Less student, more athlete?
Analyzing the issue from another perspective lends more support to the need to pay student-athletes: the schedule. College athletes have their daily schedule full of obligations to the sport they signed a scholarship offer for. There are many documented examples of athletes that are unable to major in their desired programs simply because the class schedule does not match the athletic one. There are examples of students being forced to major in programs that provide the easiest schedule to fit the obligations of the sport.

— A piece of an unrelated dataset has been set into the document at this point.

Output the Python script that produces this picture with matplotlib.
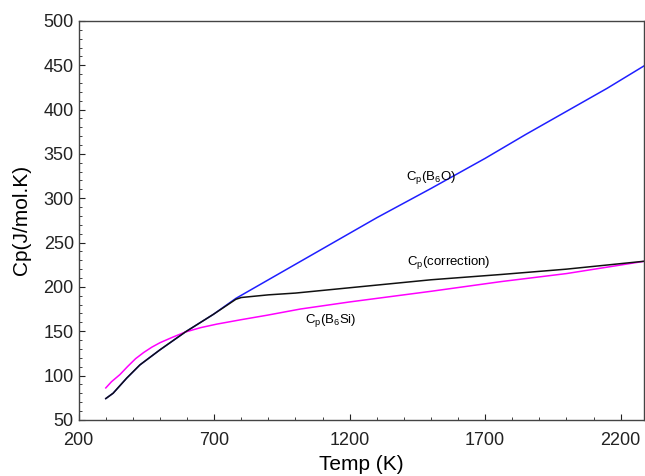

Arian Foster is one of the more outspoken athletes regarding his experience as a player at Tennessee. He’s detailed it several times in the past, but his interview with Joe Rogan is probably one of the more concise retellings of it:
Add in the power coaches have, originally able to rescind a scholarship for any reason but now relegated to strictly on-field performance, and it leaves student-athletes focused purely on being their best in the sport and doing just enough to get by educationally. Now, the idea of a college athlete receiving a free education is another debatable point of contention for those against paying the student-athletes.
Just as Foster mentions above, free education is nowhere near the suggested quality it is praised to be. How can students truly enjoy the benefits of a full scholarship without being able to choose their majors, or without being able to enjoy the freedom of being in college? Honestly, settling for education is not exactly achieving the dream that colleges proport.